Records excerpted from a collection:

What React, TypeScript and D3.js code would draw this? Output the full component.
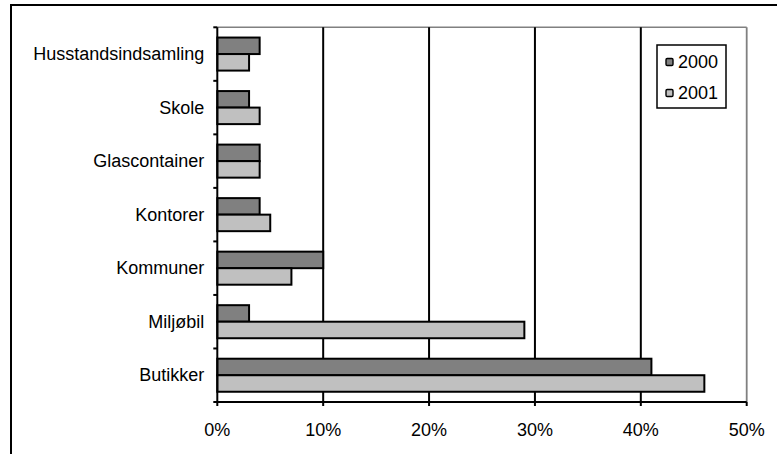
import React from "react";
import * as d3 from "d3";

const categories = [
  "Husstandsindsamling",
  "Skole",
  "Glascontainer",
  "Kontorer",
  "Kommuner",
  "Miljøbil",
  "Butikker",
];
const series2000 = [4, 3, 4, 4, 10, 3, 41];
const series2001 = [3, 4, 4, 5, 7, 29, 46];
const seriesNames = ["2000", "2001"];
const xTicks = [0, 10, 20, 30, 40, 50];

const W = 777;
const H = 454;
const plot = { left: 217.3, right: 746.7, top: 27.3, bottom: 402 };
const colors = ["#808080", "#c0c0c0"];
const font = "'Liberation Sans', Arial, sans-serif";
const fs = 18;

export default function App() {
  const x = d3.scaleLinear().domain([0, 50]).range([plot.left, plot.right]);
  const y = d3.scaleBand().domain(categories).range([plot.top, plot.bottom]);
  const inner = d3
    .scaleBand()
    .domain(seriesNames)
    .range([0, y.bandwidth()])
    .paddingOuter(0.62)
    .paddingInner(0);
  const data = [series2000, series2001];
  const boundaries = d3.range(categories.length + 1).map((i) => plot.top + i * y.step());

  return (
    <svg
      width={W}
      height={H}
      style={{ position: "absolute", left: 0, top: 0, background: "#fff" }}
    >
      <rect x={0} y={0} width={W} height={H} fill="#fff" />
      {/* outer chart frame */}
      <rect x={11} y={5} width={800} height={500} fill="none" stroke="#000" strokeWidth={2} />

      {/* plot area border */}
      <line x1={plot.left} x2={plot.right} y1={plot.top} y2={plot.top} stroke="#808080" strokeWidth={1.5} />
      <line x1={plot.right} x2={plot.right} y1={plot.top} y2={plot.bottom} stroke="#808080" strokeWidth={1.8} />

      {/* vertical gridlines */}
      {xTicks.slice(1, -1).map((t) => (
        <line key={t} x1={x(t)} x2={x(t)} y1={plot.top} y2={plot.bottom} stroke="#000" strokeWidth={2} />
      ))}

      {/* bars */}
      {categories.map((c, i) =>
        seriesNames.map((s, j) => (
          <rect
            key={c + s}
            x={x(0)}
            y={(y(c) as number) + (inner(s) as number)}
            width={x(data[j][i]) - x(0)}
            height={inner.bandwidth()}
            fill={colors[j]}
            stroke="#000"
            strokeWidth={2}
          />
        ))
      )}

      {/* y axis */}
      <line x1={plot.left} x2={plot.left} y1={plot.top} y2={plot.bottom} stroke="#000" strokeWidth={2} />
      {boundaries.map((b, i) => (
        <line key={i} x1={plot.left - 4} x2={plot.left} y1={b} y2={b} stroke="#000" strokeWidth={2} />
      ))}
      {categories.map((c) => (
        <text
          key={c}
          x={plot.left - 13}
          y={(y(c) as number) + y.bandwidth() / 2}
          textAnchor="end"
          dominantBaseline="central"
          fontFamily={font}
          fontSize={fs}
          fill="#000"
        >
          {c}
        </text>
      ))}

      {/* x axis */}
      <line x1={plot.left} x2={plot.right} y1={plot.bottom} y2={plot.bottom} stroke="#000" strokeWidth={2} />
      {xTicks.map((t) => (
        <g key={t}>
          <line x1={x(t)} x2={x(t)} y1={plot.bottom} y2={plot.bottom + 4} stroke="#000" strokeWidth={2} />
          <text
            x={x(t)}
            y={plot.bottom + 34}
            textAnchor="middle"
            fontFamily={font}
            fontSize={fs}
            fill="#000"
          >
            {t}%
          </text>
        </g>
      ))}

      {/* legend */}
      <rect x={657} y={45} width={69} height={63} fill="#fff" stroke="#000" strokeWidth={1.5} />
      {seriesNames.map((s, j) => (
        <g key={s}>
          <rect
            x={666}
            y={58.5 + j * 31}
            width={7}
            height={7}
            rx={1.2}
            fill={colors[j]}
            stroke="#000"
            strokeWidth={1.4}
          />
          <text
            x={678}
            y={62 + j * 31}
            dominantBaseline="central"
            fontFamily={font}
            fontSize={fs}
            fill="#000"
          >
            {s}
          </text>
        </g>
      ))}
    </svg>
  );
}
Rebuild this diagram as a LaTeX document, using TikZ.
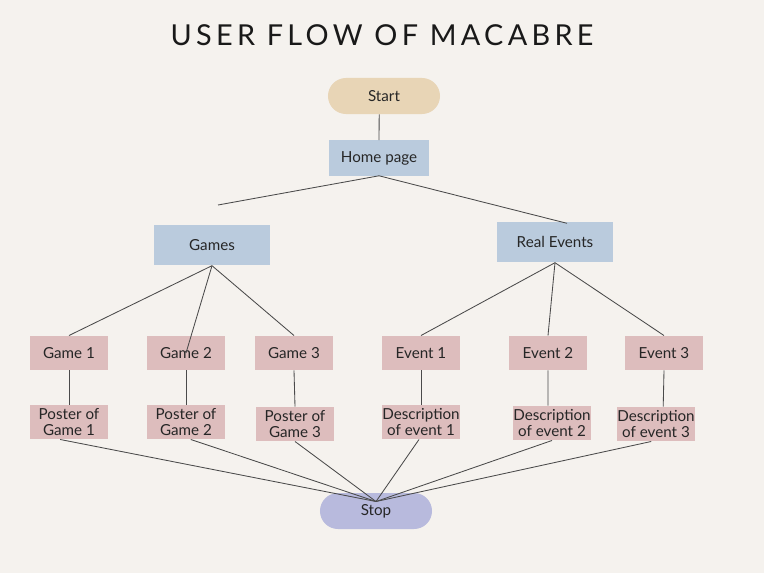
\documentclass[tikz,border=0pt]{standalone}
\usepackage{fontspec}
\setmainfont{Lato}
\newfontfamily\titlefont[LetterSpace=15]{Lato}

\definecolor{paper}{HTML}{F5F2EE}
\definecolor{sand}{HTML}{E8D5B6}
\definecolor{sky}{HTML}{BACBDD}
\definecolor{rose}{HTML}{DDBDBD}
\definecolor{lilac}{HTML}{B8BADD}
\definecolor{ink}{HTML}{4A4A4A}

\begin{document}
\begin{tikzpicture}[x=0.025cm, y=-0.025cm,
    every node/.style={font=\fontsize{10.8}{12}\selectfont, text=black!85, align=center, inner sep=0pt},
    pill/.style={rounded corners=0.45cm, minimum width=2.8cm, minimum height=0.9cm},
    menu/.style={fill=sky, minimum width=2.875cm, minimum height=1.02cm},
    page/.style={fill=rose, minimum width=1.95cm, minimum height=0.86cm},
    link/.style={draw=ink, line width=0.6pt}]
        \fill[paper] (0, 0) rectangle (764, 573);
        \useasboundingbox (0, 0) rectangle (764, 573);
        \node[text=black!90] (title) at (382, 35) {\titlefont\fontsize{20.5}{24}\selectfont USER FLOW OF MACABRE};
        % top of the flow
        \node[pill, fill=sand] (start) at (384, 96) {Start};
        \node[fill=sky, minimum width=2.5cm, minimum height=0.875cm] (home) at (379, 158) {Home page};
        \node[menu] (games) at (212, 245) {Games};
        \node[menu] (real) at (555, 242) {Real Events};
        \coordinate (gamesend) at (218, 205);
        % second level
        \node[page] (game1) at (69, 353) {Game 1};
        \node[page] (game2) at (186, 353) {Game 2};
        \node[page] (game3) at (294, 353) {Game 3};
        \node[page] (event1) at (421, 353) {Event 1};
        \node[page] (event2) at (548, 353) {Event 2};
        \node[page] (event3) at (664, 353) {Event 3};
        \node[page] (poster1) at (69, 422) {Poster of\\Game 1};
        \node[page] (poster2) at (186, 422) {Poster of\\Game 2};
        \node[page] (poster3) at (295, 424) {Poster of\\Game 3};
        \node[page] (desc1) at (421, 422) {Description\\of event 1};
        \node[page] (desc2) at (552, 423) {Description\\of event 2};
        \node[page] (desc3) at (656, 424) {Description\\of event 3};
        \node[pill, fill=lilac] (stop) at (376, 511) {Stop};
        \coordinate (meet) at ([yshift=-0.22cm]stop.north);
        % connectors
        \draw[link] ([xshift=-0.12cm]start.south) -- (home.north);
        \draw[link] (home.south) -- (gamesend);
        \draw[link] (home.south) -- ([xshift=0.3cm, yshift=-0.05cm]real.north);
        \draw[link] (games.south) -- (game1.north);
        \draw[link] (games.south) -- (game2.center);
        \draw[link] (games.south) -- (game3.north);
        \draw[link] (real.south) -- (event1.north);
        \draw[link] (real.south) -- (event2.north);
        \draw[link] (real.south) -- (event3.north);
        \draw[link] (game1.south) -- (poster1.north);
        \draw[link] (game2.south) -- (poster2.north);
        \draw[link] (game3.south) -- (poster3.north);
        \draw[link] (event1.south) -- (desc1.north);
        \draw[link] (event2.south) -- ([xshift=-0.1cm]desc2.north);
        \draw[link] (event3.south) -- ([xshift=0.18cm]desc3.north);
        \draw[link] ([xshift=-0.22cm]poster1.south) -- (meet);
        \draw[link] ([xshift=0.12cm]poster2.south) -- (meet);
        \draw[link] (poster3.south) -- (meet);
        \draw[link] ([xshift=-0.05cm]desc1.south) -- (meet);
        \draw[link] (desc2.south) -- (meet);
        \draw[link] ([xshift=-0.12cm]desc3.south) -- (meet);
    \end{tikzpicture}
\end{document}
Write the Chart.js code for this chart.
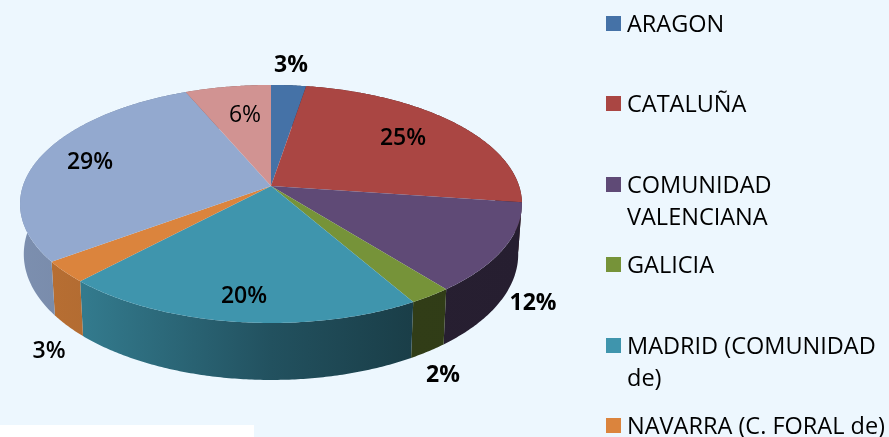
<!DOCTYPE html>
<html>
<head>
<meta charset="utf-8">
<style>
    html, body { margin: 0; padding: 0; }
    #wrap { position: relative; width: 889px; height: 437px; overflow: hidden; background: #edf7fe; font-family: "Open Sans", sans-serif; color: #000; }
    #blank { position: absolute; left: 0; top: 425px; width: 254px; height: 12px; background: #fff; }
    canvas { position: absolute; left: 0; top: 0; }
    .item { position: absolute; left: 606px; white-space: pre-line; font-size: 23.5px; line-height: 32px; }
    .item i { position: absolute; left: 0; top: 0; width: 15px; height: 15px; }
    .item span { display: block; margin-left: 21px; margin-top: -9px; }
</style>
</head>
<body>
<div id="wrap">
    <div id="blank"></div>
    <canvas id="pieChart" width="889" height="437"></canvas>
    <div id="legend"></div>
</div>
<script src="https://cdn.jsdelivr.net/npm/chart.js@4/dist/chart.umd.min.js"></script>
<script>
// two last slices have their legend rows cut off in the picture
const regiones = ["ARAGON", "CATALUÑA", "COMUNIDAD\nVALENCIANA", "GALICIA", "MADRID (COMUNIDAD\nde)", "NAVARRA (C. FORAL de)", "", ""];
const porcentajes = [2.6, 24.6, 12.1, 2.4, 20.3, 2.9, 28.7, 6.4];
const colores = ["#4572a7", "#aa4643", "#5f4a76", "#769339", "#3f95ad", "#db843d", "#93a9cf", "#d19392"];

// percent labels, one per slice
const etiquetas = [
    { x: 291, y: 65, peso: 700 },
    { x: 403, y: 138, peso: 600 },
    { x: 533, y: 303, peso: 700 },
    { x: 443, y: 375, peso: 700 },
    { x: 244, y: 296, peso: 600 },
    { x: 49, y: 351, peso: 600 },
    { x: 90, y: 162, peso: 600 },
    { x: 245, y: 115, peso: 400 },
];

// tilted pie: the circle goes through a perspective map so the centre sits above the ellipse middle
const centroX = 271, centroY = 186;
const escalaX = 248.1, escalaY = 88.2, fuga = -0.151;

function proyectar(angulo) {
    const u = Math.sin(angulo), v = -Math.cos(angulo);
    const w = 1 + fuga * v;
    return { x: centroX + escalaX * u / w, y: (centroY + escalaY * v) / w, v: v };
}

function fondo(p) {
    return { x: centroX + (p.x - centroX) * 0.985, y: p.y + 49 + 8 * p.v };
}

function arcoPuntos(arco) {
    const ini = arco.startAngle + Math.PI / 2, fin = arco.endAngle + Math.PI / 2;
    const pasos = Math.max(2, Math.ceil((fin - ini) / 0.01));
    const puntos = [];
    for (let i = 0; i <= pasos; i++) puntos.push(proyectar(ini + (fin - ini) * i / pasos));
    return puntos;
}

function oscurecer(hex, f) {
    const n = parseInt(hex.slice(1), 16);
    return `rgb(${(n >> 16) * f | 0},${((n >> 8) & 255) * f | 0},${(n & 255) * f | 0})`;
}

const pie3d = {
    id: "pie3d",
    beforeDatasetsDraw(chart) {
        const ctx = chart.ctx;
        const arcos = chart.getDatasetMeta(0).data;

        // sides first, the top face covers the back part of them
        arcos.forEach((arco, i) => {
            const puntos = arcoPuntos(arco);
            const grad = ctx.createLinearGradient(20, 0, 522, 0);
            grad.addColorStop(0, oscurecer(colores[i], 0.85));
            grad.addColorStop(0.13, oscurecer(colores[i], 0.82));
            grad.addColorStop(0.5, oscurecer(colores[i], 0.55));
            grad.addColorStop(0.78, oscurecer(colores[i], 0.42));
            grad.addColorStop(1, oscurecer(colores[i], 0.41));
            ctx.beginPath();
            puntos.forEach((p, k) => (k ? ctx.lineTo(p.x, p.y) : ctx.moveTo(p.x, p.y)));
            puntos.slice().reverse().forEach((p) => {
                const b = fondo(p);
                ctx.lineTo(b.x, b.y);
            });
            ctx.closePath();
            ctx.fillStyle = grad;
            ctx.fill();
        });

        arcos.forEach((arco, i) => {
            ctx.beginPath();
            ctx.moveTo(centroX, centroY);
            arcoPuntos(arco).forEach((p) => ctx.lineTo(p.x, p.y));
            ctx.closePath();
            ctx.fillStyle = colores[i];
            ctx.fill();
        });

        ctx.fillStyle = "#000";
        ctx.textAlign = "center";
        ctx.textBaseline = "middle";
        etiquetas.forEach((e, i) => {
            ctx.font = `${e.peso} 23px "Open Sans"`;
            ctx.fillText(Math.round(porcentajes[i]) + "%", e.x, e.y);
        });
        return false;
    },
};

new Chart(document.getElementById("pieChart").getContext("2d"), {
    type: "pie",
    data: {
        labels: regiones,
        datasets: [{ data: porcentajes, backgroundColor: colores, borderWidth: 0 }],
    },
    options: {
        responsive: false,
        animation: false,
        plugins: { legend: { display: false }, tooltip: { enabled: false } },
    },
    plugins: [pie3d],
});

const legend = document.getElementById("legend");
regiones.forEach((nombre, i) => {
    if (!nombre) return;
    legend.innerHTML += `<div class="item" style="top:${16 + i * 80.4}px"><i style="background:${colores[i]}"></i><span>${nombre}</span></div>`;
});
</script>
</body>
</html>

Brief:
Say how many lines of the material contain the word "React", with no other text.

Full response:
2